(Plotting code records)

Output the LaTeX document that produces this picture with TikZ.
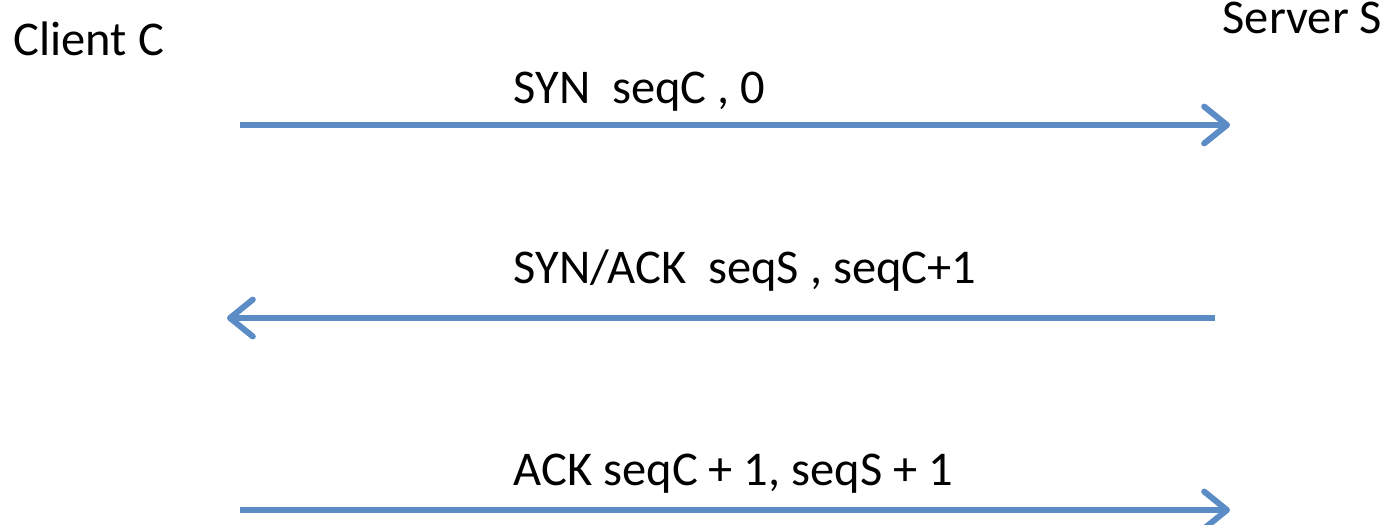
\documentclass[tikz,border=0pt]{standalone}
\usepackage{fontspec}
\setmainfont{Carlito}
\usepackage{xcolor}
\usepackage{tikz}
\usetikzlibrary{arrows.meta, positioning, calc}
\definecolor{msgblue}{HTML}{5B8CC6}

\begin{document}
\begin{tikzpicture}[
    msg/.style={draw=msgblue, line width=1.7pt,
      -{Straight Barb[length=6.5pt, width=10.5pt, round]}},
    lbl/.style={anchor=base west, inner sep=0pt, font=\fontsize{13.8pt}{16pt}\selectfont}
  ]
  \useasboundingbox (0,0) rectangle (13.85,5.24);

  % End points of the messages
  \coordinate (C1) at (2.40,3.99);
  \coordinate (S1) at (12.30,3.99);
  \coordinate (S2) at (12.15,2.06);
  \coordinate (C2) at (2.27,2.06);
  \coordinate (C3) at (2.40,0.14);
  \coordinate (S3) at (12.30,0.14);

  % Hosts
  \node[lbl] (client) at (0.13,4.69) {Client C};
  \node[lbl] (server) at (12.22,4.91) {Server S};

  % Messages
  \draw[msg] (C1) -- (S1);
  \draw[msg] (S2) -- (C2);
  \draw[msg] (C3) -- (S3);

  \node[lbl] (syn) at (5.13,4.21) {SYN~ seqC , 0};
  \node[lbl] (synack) at (5.13,2.41) {SYN/ACK~ seqS , seqC+1};
  \node[lbl] (ack) at (5.13,0.39) {ACK seqC + 1, seqS + 1};
\end{tikzpicture}
\end{document}
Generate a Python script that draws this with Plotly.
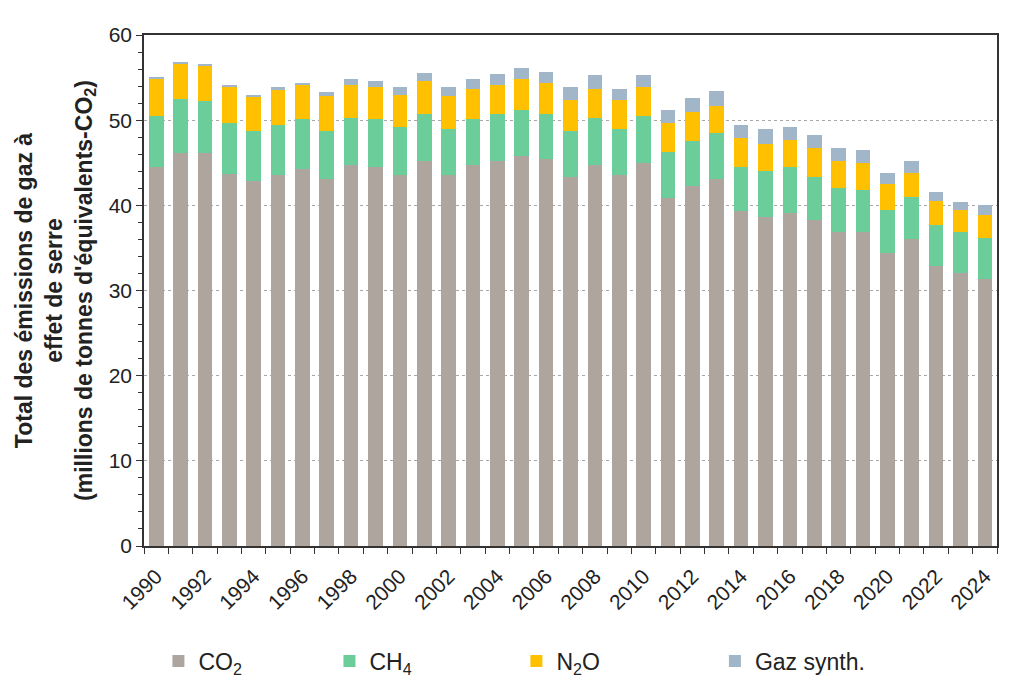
import plotly.graph_objects as go

years = list(range(1990, 2025))
co2 = [44.5, 46.2, 46.2, 43.7, 42.9, 43.6, 44.25, 43.1, 44.7, 44.5,
       43.55, 45.2, 43.55, 44.7, 45.2, 45.85, 45.4, 43.35, 44.7, 43.6,
       44.95, 40.9, 42.25, 43.15, 39.35, 38.65, 39.15, 38.25, 36.9, 36.9,
       34.45, 36.05, 32.9, 32.0, 31.35]
ch4 = [6.0, 6.26, 6.1, 5.95, 5.85, 5.8, 5.85, 5.65, 5.6, 5.6,
       5.6, 5.5, 5.45, 5.4, 5.55, 5.3, 5.35, 5.4, 5.6, 5.4,
       5.55, 5.35, 5.35, 5.35, 5.1, 5.4, 5.3, 5.05, 5.1, 4.95,
       4.95, 4.9, 4.85, 4.85, 4.8]
n2o = [4.35, 4.15, 4.15, 4.35, 4.05, 4.1, 4.1, 4.05, 3.85, 3.85,
       3.85, 3.9, 3.8, 3.6, 3.4, 3.65, 3.65, 3.6, 3.4, 3.35,
       3.45, 3.45, 3.4, 3.2, 3.45, 3.15, 3.2, 3.45, 3.2, 3.1,
       3.15, 2.9, 2.75, 2.55, 2.75]
synth = [0.15, 0.15, 0.15, 0.15, 0.2, 0.4, 0.15, 0.5, 0.65, 0.6,
         0.9, 0.9, 1.1, 1.1, 1.3, 1.35, 1.3, 1.55, 1.55, 1.35,
         1.3, 1.5, 1.55, 1.7, 1.55, 1.75, 1.55, 1.55, 1.55, 1.55,
         1.25, 1.3, 1.05, 1.05, 1.1]

series_names = ["CO<sub>2</sub>", "CH<sub>4</sub>", "N<sub>2</sub>O", "Gaz synth."]
series_values = [co2, ch4, n2o, synth]
colors = ["#AEA69E", "#6ACD9A", "#FFC000", "#A2B6C9"]
legend_ids = ["legend", "legend2", "legend3", "legend4"]
legend_x = [0.0169, 0.2174, 0.4366, 0.6693]

tick_years = list(range(1990, 2025, 2))
y_ticks = [0, 10, 20, 30, 40, 50, 60]

font_family = "Liberation Sans, Arial, sans-serif"

fig = go.Figure()
for name, vals, col, lg in zip(series_names, series_values, colors, legend_ids):
    fig.add_trace(go.Bar(x=years, y=vals, name=name, marker_color=col,
                         marker_line_width=0, legend=lg))

layout_legends = {}
for lg, lx in zip(legend_ids, legend_x):
    layout_legends[lg] = dict(x=lx, y=-0.225, xanchor="left", yanchor="middle",
                              orientation="h", bgcolor="rgba(0,0,0,0)",
                              font=dict(family=font_family, size=23, color="#222"),
                              itemwidth=30)

fig.update_layout(
    width=1024, height=693,
    margin=dict(l=136, r=35, t=27, b=155),
    barmode="stack", bargap=0.4,
    plot_bgcolor="white", paper_bgcolor="white",
    font=dict(family=font_family, size=21, color="#222"),
    showlegend=True,
    **layout_legends,
)

fig.update_xaxes(
    range=[1989.5, 2024.5],
    tickmode="array", tickvals=tick_years, ticktext=[str(y) for y in tick_years],
    tickangle=-45, ticks="", ticklabelstandoff=8,
    showline=True, linecolor="#333", linewidth=1.5, mirror=True,
    showgrid=False, zeroline=False,
    tickfont=dict(size=21, color="#222"),
    minor=dict(ticks="outside", tick0=1989.5, dtick=1, ticklen=6, tickcolor="#333", tickwidth=1.2),
)
fig.update_yaxes(
    range=[0, 60],
    tickmode="array", tickvals=y_ticks,
    ticks="outside", ticklen=6, tickcolor="#333", tickwidth=1.2,
    showline=True, linecolor="#333", linewidth=1.5, mirror=True,
    showgrid=True, gridcolor="#A8A8A8", griddash="dot", gridwidth=1,
    zeroline=False,
    tickfont=dict(size=21, color="#222"),
    minor=dict(ticks="outside", dtick=2, ticklen=4, tickcolor="#333", showgrid=False),
    title=dict(text="<b>Total des émissions de gaz à<br>effet de serre<br>(millions de tonnes d'équivalents-CO<sub>2</sub>)</b>",
               font=dict(size=23, color="#222"), standoff=10),
)

fig.write_html("out.html")
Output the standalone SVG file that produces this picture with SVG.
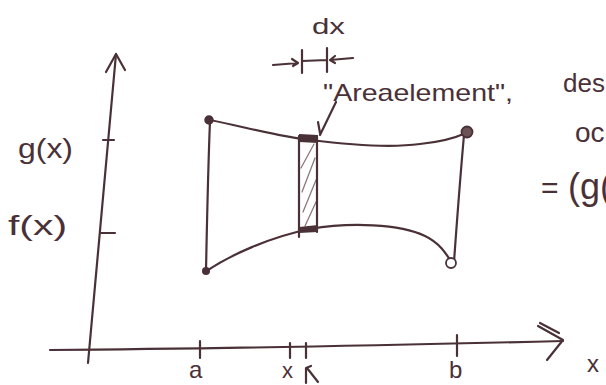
<svg xmlns="http://www.w3.org/2000/svg" width="606" height="385" viewBox="0 0 606 385">
<style>
.s{fill:none;stroke:#4a3137;stroke-width:2.2;stroke-linecap:round;stroke-linejoin:round}
.h{fill:none;stroke:#8a7a7d;stroke-width:1.3;stroke-linecap:round}
.t{fill:#4a3137;font-family:"Liberation Sans","DejaVu Sans",sans-serif}
</style>
<rect width="606" height="385" fill="#ffffff"/>
<g id="axes">
<path class="s" d="M88,363 C95,280 105,170 116,54"/>
<path class="s" d="M106,72 L116,54 L125,70"/>
<path class="s" d="M103,140 L114,140 M101,233 L115,233"/>
<path class="s" d="M50,350 C200,349 400,345 563,341"/>
<path class="s" d="M538,326 L563,340 L547,360 M540,323 L559,333"/>
<path class="s" d="M200,341 L200,358 M290,343 L290,358 M306,343 L306,358 M457,335 L457,356"/>
<path class="s" d="M306,383 L306,368 L311,366 M307,368 L318,382"/>
</g>
<g id="region">
<path class="s" d="M210,120 C245,127 280,137 310,140 C350,145 390,148 420,144 C440,142 455,138 466,133"/>
<path class="s" d="M205,272 C230,255 270,237 310,229 C350,222 400,224 425,236 C440,243 447,255 452,263"/>
<path class="s" d="M210,121 C208,170 207,220 206,271"/>
<path class="s" d="M464,135 C460,180 457,220 454,262"/>
<circle cx="209" cy="120" r="4" fill="#4a3137" stroke="#4a3137" stroke-width="1.5"/>
<circle cx="467" cy="132" r="5.5" fill="#6b5256" stroke="#4a3137" stroke-width="1.8"/>
<circle cx="206" cy="271" r="4" fill="#4a3137"/>
<circle cx="451" cy="263" r="5" fill="#fff" stroke="#4a3137" stroke-width="1.8"/>
</g>
<g id="area-element">
<path class="h" d="M301,168 L314,144 M302,192 L315,158 M303,212 L316,180 M305,226 L316,202"/>
<path class="s" d="M299,136 L299,237 M317,137 L317,232"/>
<path d="M299,134 L318,135 L318,143 L299,142 Z M299,227 L318,225 L318,232 L299,233 Z" fill="#4a3137"/>
<path class="s" stroke-width="1.5" d="M336,102 L320,135 M318,122 L320,133"/>
</g>
<g id="dx-marker">
<path class="s" stroke-width="1.6" d="M273,65 L298,63 M292,59 L298,63 L293,66 M302,50 L302,73 M302,61 L327,60 M327,48 L327,72 M353,58 L330,60 M335,56 L330,60 L335,63"/>
</g>
<g id="labels">
<text class="t" x="312" y="34" font-size="22" textLength="33" lengthAdjust="spacingAndGlyphs">dx</text>
<text class="t" x="323" y="101" font-size="24" textLength="190" lengthAdjust="spacingAndGlyphs">"Areaelement",</text>
<text class="t" x="563" y="92" font-size="26">des</text>
<text class="t" x="575" y="142" font-size="28">oc</text>
<text class="t" x="541" y="198" font-size="30">=</text>
<text class="t" x="568" y="199" font-size="36">(g(</text>
<text class="t" x="18" y="158" font-size="28" textLength="55" lengthAdjust="spacingAndGlyphs">g(x)</text>
<text class="t" x="8" y="235" font-size="28" textLength="59" lengthAdjust="spacingAndGlyphs">f(x)</text>
<text class="t" x="189" y="378" font-size="24">a</text>
<text class="t" x="282" y="378" font-size="22">x</text>
<text class="t" x="449" y="378" font-size="24">b</text>
<text class="t" x="587" y="372" font-size="24">x</text>
</g>
</svg>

## Do this
Among the lines above, determine how many hold the word "that"; report the figure alone.

## Exercise output
3